The venues can range from the upstanding (libraries, churches) to the downright weird. “Once, back in the ’80s, I spoke at a ‘motion upholstery conference’ in North Carolina,” the author Roy Blount Jr. said in an e-mail message. “Motion upholstery,” he explained, means “chairs that tilt back or vibrate or turn into beds.” He learned something at the conference: “Just as fish can’t see anything funny about water, people in the motion upholstery field don’t respond to jokes, however inspired, about motion upholstery.” Blount said speaking fees helped put his children through college. “Then I drifted away from it,” he said. “Now I’m doing it again; the money is a comfort in my golden years.”
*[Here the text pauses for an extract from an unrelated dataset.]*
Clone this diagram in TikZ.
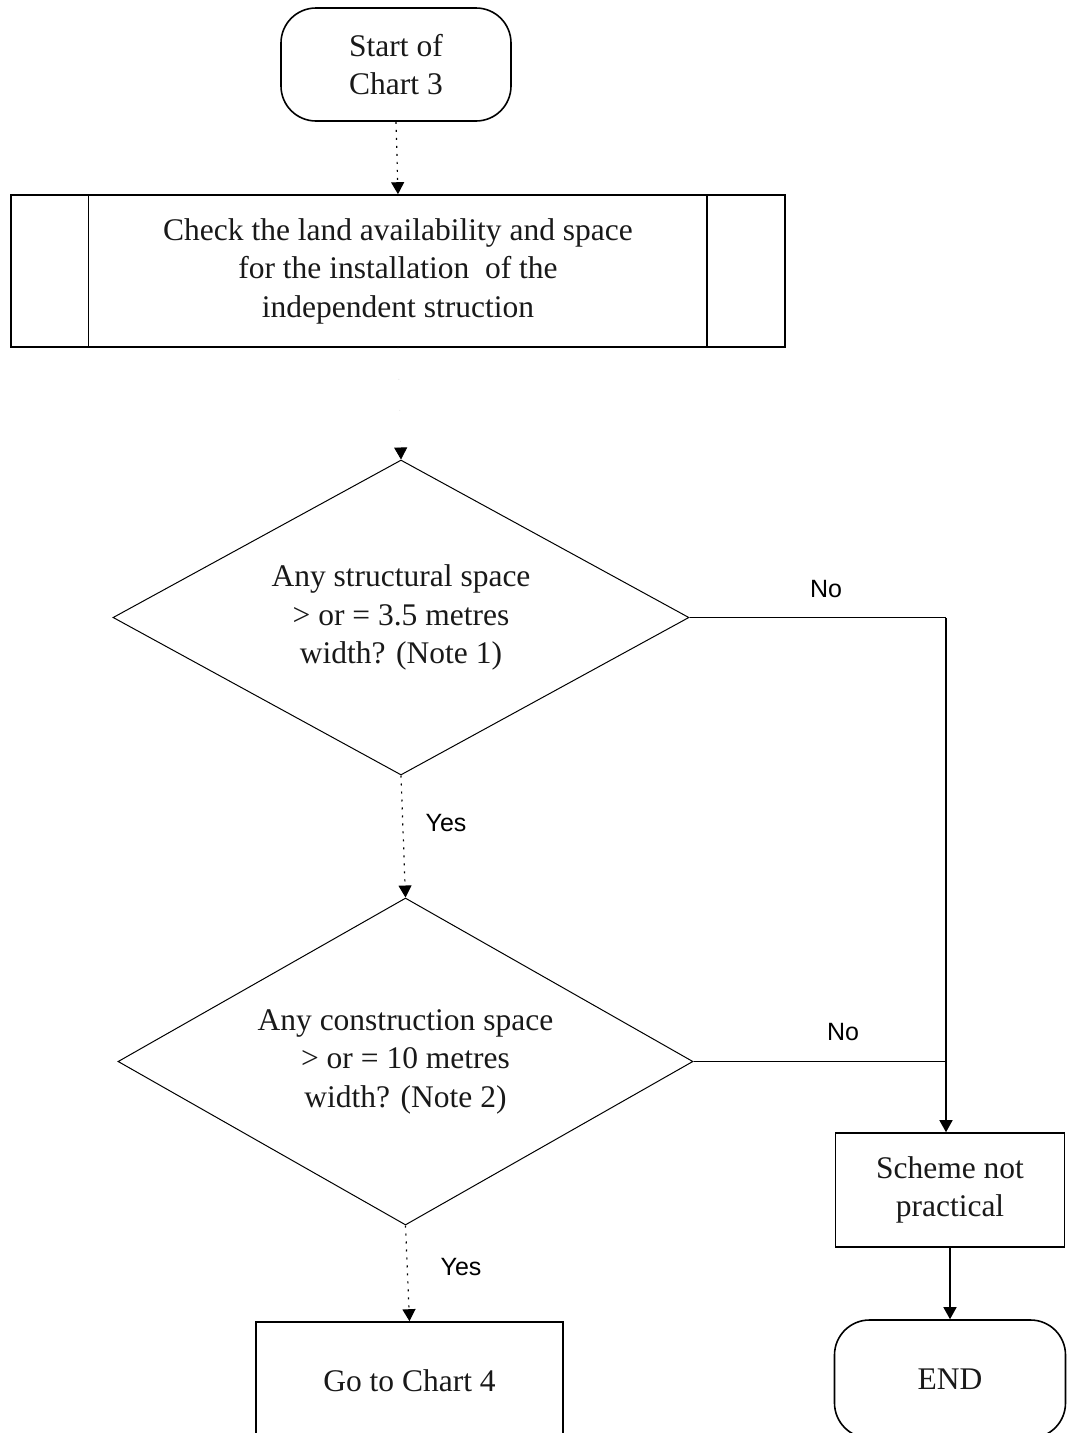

Mark Twain went on tour to promote “Adventures of Huckleberry Finn,” and some of Ralph Waldo Emerson’s most famous essays, including “The American Scholar,” originated as lectures in Boston. But these days, publishers have become booking agents. HarperCollins established an in-house speakers bureau in 2005, and Knopf and Penguin have followed suit. (Random House has teamed up with the American Program Bureau, and Simon & Schuster just went into the speakers-bureau business with Greater Talent Network.) Beyond making money, keeping authors visible long after their publication dates and making sure copies of books are on hand, the in-house bureaus also reflect a market reality: with fewer bookstores and less coverage of books in newspapers, publishers are scrambling for new ways to connect books and readers without spending too much of their own money.